All that said, Blended is far more tolerable than Sandler’s other replications of family fun: less gross, less hateful toward minorities, less schmaltzy when it plays the dead-mom card (which it does, often). The movie takes its time building up to the Africa trip, in part because Sandler has reached the stage at which no one tells him his light, half-cute comedies shouldn’t run more than 100 minutes—and in part because the movie seems eager actually to spend time with its characters before plunging them into slapstick incident. It’s especially nice to see that the extra time isn’t forked over to Nick Swardson or Rob Schneider for some grotesque shtick. Most of the Sandler rep players are absent for this go-round, leaving only elder statesman Kevin Nealon as a fellow vacationer, speaking in fragments like a surprisingly amusing SNL bit (oh, and Shaq, because apparently Adam Sandler is friends with Shaq; as he ages, he seems to gravitate more toward nonactors like kids and athletes, and I’ll save the self-esteem analysis of that tendency for another essay. For now, I’m a little wiped from ranking all of Sandler’s comedies, top to bottom).

Blended isn’t as touching as 50 First Dates or as sweetly funny as The Wedding Singer (and both movies are shouted out onscreen with cameos from obscure side characters). But Barrymore really does have a civilizing influence on the Sandman; his moves feel much less lazy when she’s up there clowning around with him. Even when she disapproves, she feels less disapproving than most of Sandler’s onscreen wives in the decade since their last intersection.

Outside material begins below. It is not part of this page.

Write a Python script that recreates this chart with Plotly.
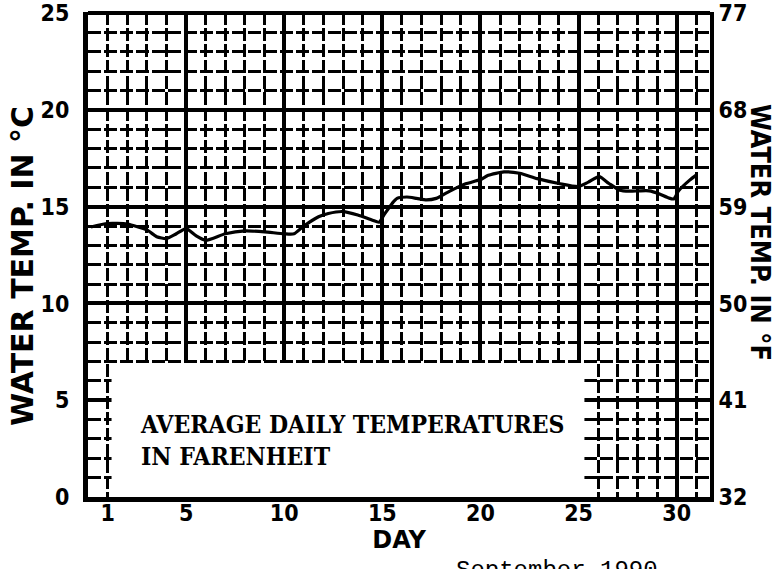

That was 10 years ago; maybe Sandler and Barrymore are turning into the mass-market Ethan Hawke and Julie Delpy. As gender-normative (Sandler’s oldest daughter must be freed from her too-boyish haircut) and uncomfortably Nicholas Sparks-y (Barrymore is approved as a mate for Sandler because his youngest daughter likes her so much) as their new movie gets, after Blended I was ready to see them reunite again. If Adam Sandler insists on behaving himself, Drew Barrymore knows how to make him look good doing it.